Je reprends ce propos non pas comme un observateur extérieur, un expert indépendant, mais comme l’avis assumé d’un ancien Directeur des Domaines, formé, il faut le dire sans détour, à la vieille école des procédures.
Celle des parapheurs épais, des circuits longs, des visas successifs et de la sacralisation du « chemin administratif ».
Et précisément pour cette raison, mon adhésion à la thèse de Seydou Bocoum n’en est que plus lucide — et plus grave.

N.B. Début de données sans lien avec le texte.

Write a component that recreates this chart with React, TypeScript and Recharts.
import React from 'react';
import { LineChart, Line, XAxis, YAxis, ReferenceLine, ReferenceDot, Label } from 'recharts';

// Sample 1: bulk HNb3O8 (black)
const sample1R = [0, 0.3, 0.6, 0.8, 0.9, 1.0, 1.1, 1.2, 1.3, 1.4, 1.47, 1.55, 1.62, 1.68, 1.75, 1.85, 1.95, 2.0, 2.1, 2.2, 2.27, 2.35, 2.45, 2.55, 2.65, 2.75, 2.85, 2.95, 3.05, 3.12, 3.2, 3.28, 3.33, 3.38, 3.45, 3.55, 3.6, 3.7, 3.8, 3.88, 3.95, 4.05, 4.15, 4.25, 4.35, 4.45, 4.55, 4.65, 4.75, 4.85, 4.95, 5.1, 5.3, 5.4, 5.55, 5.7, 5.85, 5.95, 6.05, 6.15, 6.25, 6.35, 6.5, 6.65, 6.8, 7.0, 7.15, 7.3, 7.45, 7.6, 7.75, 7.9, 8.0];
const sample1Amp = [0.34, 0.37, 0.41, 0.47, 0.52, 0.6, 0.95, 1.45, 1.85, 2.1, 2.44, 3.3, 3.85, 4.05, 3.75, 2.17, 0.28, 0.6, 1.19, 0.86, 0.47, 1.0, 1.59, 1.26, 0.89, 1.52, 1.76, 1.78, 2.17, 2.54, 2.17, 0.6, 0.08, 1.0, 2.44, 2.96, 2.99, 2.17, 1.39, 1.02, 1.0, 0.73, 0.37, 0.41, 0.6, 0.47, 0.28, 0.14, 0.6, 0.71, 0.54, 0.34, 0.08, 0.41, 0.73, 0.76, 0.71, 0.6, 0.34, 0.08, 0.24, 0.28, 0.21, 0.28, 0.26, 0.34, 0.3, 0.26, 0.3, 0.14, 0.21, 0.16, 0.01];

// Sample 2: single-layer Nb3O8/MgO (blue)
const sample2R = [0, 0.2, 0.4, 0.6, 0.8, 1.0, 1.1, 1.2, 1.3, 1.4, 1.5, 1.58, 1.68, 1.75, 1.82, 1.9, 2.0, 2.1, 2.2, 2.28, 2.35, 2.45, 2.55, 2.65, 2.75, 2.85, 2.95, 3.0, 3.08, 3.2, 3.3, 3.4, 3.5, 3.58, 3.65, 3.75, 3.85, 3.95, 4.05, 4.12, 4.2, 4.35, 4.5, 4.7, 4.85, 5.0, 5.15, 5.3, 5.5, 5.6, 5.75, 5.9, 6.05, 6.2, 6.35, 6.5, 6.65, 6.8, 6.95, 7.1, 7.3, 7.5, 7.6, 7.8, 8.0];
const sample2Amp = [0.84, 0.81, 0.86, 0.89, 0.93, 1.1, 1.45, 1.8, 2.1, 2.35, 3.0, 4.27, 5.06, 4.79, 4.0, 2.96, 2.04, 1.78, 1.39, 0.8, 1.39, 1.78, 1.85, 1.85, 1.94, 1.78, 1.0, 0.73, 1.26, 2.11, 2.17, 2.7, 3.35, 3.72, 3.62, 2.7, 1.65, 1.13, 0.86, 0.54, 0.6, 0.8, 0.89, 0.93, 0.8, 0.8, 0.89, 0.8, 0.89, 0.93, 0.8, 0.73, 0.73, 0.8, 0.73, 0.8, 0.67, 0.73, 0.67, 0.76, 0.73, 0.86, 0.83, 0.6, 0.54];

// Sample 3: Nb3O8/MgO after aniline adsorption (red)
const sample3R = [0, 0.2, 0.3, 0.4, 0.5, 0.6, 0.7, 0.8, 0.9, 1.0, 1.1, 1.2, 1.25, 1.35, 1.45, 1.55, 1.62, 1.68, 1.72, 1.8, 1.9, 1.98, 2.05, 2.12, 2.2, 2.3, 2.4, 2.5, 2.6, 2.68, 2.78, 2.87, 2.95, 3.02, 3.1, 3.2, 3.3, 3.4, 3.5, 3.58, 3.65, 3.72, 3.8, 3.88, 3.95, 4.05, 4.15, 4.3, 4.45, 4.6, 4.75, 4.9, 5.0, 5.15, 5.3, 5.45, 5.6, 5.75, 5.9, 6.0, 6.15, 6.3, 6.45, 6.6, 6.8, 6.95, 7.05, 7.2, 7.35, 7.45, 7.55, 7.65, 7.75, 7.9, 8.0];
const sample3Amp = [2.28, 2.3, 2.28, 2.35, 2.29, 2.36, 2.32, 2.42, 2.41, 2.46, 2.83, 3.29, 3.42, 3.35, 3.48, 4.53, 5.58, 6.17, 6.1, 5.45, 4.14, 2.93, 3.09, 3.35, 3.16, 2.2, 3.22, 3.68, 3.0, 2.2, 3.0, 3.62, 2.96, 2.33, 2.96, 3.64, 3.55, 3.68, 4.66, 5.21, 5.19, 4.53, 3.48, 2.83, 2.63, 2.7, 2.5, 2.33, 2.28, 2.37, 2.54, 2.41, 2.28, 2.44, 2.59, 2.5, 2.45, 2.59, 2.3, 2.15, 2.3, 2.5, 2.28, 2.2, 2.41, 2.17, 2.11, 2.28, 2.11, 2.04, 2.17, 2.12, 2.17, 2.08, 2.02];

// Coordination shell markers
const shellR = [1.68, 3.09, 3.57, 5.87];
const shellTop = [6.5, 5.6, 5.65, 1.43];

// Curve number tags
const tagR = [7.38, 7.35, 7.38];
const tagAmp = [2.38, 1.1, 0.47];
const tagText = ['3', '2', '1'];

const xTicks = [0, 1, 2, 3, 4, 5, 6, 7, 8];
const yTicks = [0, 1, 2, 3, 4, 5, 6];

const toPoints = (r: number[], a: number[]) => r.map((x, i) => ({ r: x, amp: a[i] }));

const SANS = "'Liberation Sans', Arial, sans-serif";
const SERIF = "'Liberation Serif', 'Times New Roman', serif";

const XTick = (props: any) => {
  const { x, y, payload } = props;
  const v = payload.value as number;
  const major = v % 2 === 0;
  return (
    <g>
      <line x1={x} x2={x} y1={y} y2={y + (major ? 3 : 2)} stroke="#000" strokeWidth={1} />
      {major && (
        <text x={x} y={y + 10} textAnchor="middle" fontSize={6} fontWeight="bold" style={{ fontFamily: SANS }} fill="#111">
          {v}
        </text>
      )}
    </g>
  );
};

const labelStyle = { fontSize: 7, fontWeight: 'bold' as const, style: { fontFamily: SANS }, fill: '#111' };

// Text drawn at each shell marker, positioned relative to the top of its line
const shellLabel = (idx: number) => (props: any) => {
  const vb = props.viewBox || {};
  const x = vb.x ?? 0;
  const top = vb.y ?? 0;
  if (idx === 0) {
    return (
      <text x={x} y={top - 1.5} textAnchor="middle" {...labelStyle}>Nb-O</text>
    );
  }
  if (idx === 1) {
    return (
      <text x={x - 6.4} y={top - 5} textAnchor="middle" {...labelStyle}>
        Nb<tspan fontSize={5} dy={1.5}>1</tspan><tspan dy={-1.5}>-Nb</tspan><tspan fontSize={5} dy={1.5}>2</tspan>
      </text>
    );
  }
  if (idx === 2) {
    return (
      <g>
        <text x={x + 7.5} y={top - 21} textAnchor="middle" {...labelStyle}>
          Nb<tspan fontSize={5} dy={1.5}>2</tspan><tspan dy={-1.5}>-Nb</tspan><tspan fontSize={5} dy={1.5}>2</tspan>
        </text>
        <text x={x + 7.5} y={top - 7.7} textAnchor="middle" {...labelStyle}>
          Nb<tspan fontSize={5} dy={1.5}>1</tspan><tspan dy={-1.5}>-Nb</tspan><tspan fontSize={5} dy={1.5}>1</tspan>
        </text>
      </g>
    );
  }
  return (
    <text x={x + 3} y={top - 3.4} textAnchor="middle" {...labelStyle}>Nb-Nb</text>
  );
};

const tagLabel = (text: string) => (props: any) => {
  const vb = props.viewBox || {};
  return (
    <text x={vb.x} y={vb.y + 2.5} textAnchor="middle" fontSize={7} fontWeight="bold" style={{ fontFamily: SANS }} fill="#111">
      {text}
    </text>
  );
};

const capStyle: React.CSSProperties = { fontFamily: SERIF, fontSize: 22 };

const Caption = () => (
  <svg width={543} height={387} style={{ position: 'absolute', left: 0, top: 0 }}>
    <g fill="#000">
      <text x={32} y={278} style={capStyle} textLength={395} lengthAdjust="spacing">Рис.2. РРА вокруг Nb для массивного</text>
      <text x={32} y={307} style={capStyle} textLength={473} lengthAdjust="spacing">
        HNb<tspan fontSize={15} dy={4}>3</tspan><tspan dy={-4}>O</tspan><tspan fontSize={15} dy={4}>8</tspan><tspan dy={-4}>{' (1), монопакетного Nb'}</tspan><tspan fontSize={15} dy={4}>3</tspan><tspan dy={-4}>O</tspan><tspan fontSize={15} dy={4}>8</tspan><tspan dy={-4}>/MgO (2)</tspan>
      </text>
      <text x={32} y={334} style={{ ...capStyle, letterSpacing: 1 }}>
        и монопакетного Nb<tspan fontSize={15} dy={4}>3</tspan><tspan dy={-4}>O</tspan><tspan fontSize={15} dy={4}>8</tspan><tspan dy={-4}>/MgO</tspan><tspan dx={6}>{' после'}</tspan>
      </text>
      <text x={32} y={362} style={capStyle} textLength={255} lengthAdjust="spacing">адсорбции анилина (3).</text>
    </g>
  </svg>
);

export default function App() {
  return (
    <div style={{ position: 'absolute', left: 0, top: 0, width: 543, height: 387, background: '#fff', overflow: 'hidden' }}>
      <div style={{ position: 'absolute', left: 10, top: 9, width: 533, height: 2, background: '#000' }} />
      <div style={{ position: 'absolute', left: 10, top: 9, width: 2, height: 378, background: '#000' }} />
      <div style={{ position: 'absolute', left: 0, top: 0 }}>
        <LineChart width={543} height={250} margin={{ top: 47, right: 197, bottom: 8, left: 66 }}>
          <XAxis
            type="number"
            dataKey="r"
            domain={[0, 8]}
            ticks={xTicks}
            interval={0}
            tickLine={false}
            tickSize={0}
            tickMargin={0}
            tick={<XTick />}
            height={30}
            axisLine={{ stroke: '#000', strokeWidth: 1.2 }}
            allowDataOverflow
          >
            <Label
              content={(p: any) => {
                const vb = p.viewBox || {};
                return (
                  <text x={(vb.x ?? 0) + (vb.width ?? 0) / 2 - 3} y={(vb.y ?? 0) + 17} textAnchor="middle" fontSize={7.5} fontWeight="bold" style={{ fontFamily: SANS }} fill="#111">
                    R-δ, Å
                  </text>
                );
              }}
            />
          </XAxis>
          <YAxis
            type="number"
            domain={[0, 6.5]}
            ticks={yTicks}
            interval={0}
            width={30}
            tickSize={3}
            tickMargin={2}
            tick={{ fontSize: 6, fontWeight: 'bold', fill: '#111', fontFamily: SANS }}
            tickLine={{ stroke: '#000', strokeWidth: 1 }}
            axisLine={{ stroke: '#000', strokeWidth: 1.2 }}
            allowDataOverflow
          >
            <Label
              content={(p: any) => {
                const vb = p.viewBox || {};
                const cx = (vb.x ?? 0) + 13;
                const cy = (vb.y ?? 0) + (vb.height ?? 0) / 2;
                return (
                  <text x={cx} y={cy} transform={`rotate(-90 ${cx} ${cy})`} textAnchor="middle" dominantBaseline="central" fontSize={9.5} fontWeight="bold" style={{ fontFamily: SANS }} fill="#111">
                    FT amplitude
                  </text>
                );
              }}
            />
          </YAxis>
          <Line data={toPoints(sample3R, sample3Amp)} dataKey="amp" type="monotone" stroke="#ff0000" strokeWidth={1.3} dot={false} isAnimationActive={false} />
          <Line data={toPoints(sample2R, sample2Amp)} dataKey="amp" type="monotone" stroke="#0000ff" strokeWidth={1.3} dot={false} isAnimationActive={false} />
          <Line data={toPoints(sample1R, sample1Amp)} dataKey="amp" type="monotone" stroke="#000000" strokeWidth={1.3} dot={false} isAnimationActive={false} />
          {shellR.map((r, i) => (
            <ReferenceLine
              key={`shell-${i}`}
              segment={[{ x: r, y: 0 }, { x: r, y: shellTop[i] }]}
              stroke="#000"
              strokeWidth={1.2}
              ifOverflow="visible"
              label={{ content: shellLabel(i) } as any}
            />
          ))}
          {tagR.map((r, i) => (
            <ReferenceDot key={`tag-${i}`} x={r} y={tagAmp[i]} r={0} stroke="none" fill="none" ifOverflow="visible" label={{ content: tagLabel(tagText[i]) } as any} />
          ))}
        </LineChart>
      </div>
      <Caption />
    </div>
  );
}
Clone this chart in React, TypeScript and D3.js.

Car quand ceux-là mêmes qui ont pratiqué, dirigé et parfois défendu ce système reconnaissent aujourd’hui ses limites structurelles, ce n’est ni par effet de mode, ni par fascination technologique, mais par expérience.
Oui, je le dis sans détour :
la résistance à la digitalisation intégrée des finances publiques n’est ni accidentelle ni marginale. Elle est systémique, tantôt individuelle, tantôt concertée, souvent silencieuse, toujours rationnelle du point de vue de ceux qui y trouvent leur confort.
La procédure longue n’est pas un simple héritage administratif :
c’est une économie politique.
Plus elle est lourde, plus elle crée des zones grises.
Plus il y a de zones grises, plus il y a d’intermédiations.
Et plus il y a d’intermédiations, plus le pouvoir se diffuse hors du contrôle citoyen.
Je parle ici en connaissance de cause.
J’ai vu comment l’opacité procédurale devient une protection.
J’ai vu comment la lenteur se transforme en levier.
J’ai vu comment le flou, loin d’être une défaillance, devient une méthode.
Le cas de la gestion foncière et domaniale est, à cet égard, exemplaire.
Domaines, cadastre, urbanisme : autant de services où l’absence de systèmes intégrés a longtemps permis :
- la dilution des responsabilités,
- la coexistence de vérités administratives concurrentes,
- et l’impossibilité pour l’État lui-même d’avoir une vision claire de son patrimoine.
La digitalisation intégrée du foncier (comme celle des finances publiques) ne menace pas l’administration :
elle menace les rentes informationnelles.
Elle met fin à l’arbitraire.
Elle expose les décisions.
Elle rend les actes opposables.
C’est pourquoi, mon frère, je valide pleinement l’analyse de Seydou Bocoum :
la digitalisation n’est pas un projet informatique,
c’est un acte politique majeur.
Elle transfère le pouvoir :
- du fonctionnaire vers le système,
- du silence vers la preuve,
- de la procédure vers la responsabilité.
Et tant que cette vérité ne sera pas assumée au sommet de l’État,
le SUPTECH restera un slogan,
les procédures resteront longues,
et les pratiques non orthodoxes continueront à trouver, à tous les niveaux de l’administration
(Impôts, Domaines, Douanes, Trésor), des boulevards parfaitement balisés.
Ce constat, venant d’un homme de la vieille école, n’est pas une autocritique tardive.
C’est une mise en garde fraternelle :
on ne modernise pas l’État avec des outils anciens,
et on ne bâtit pas la transparence sur des procédures conçues pour l’opacité,
mais surtout lorsque les acteurs manquent de conviction.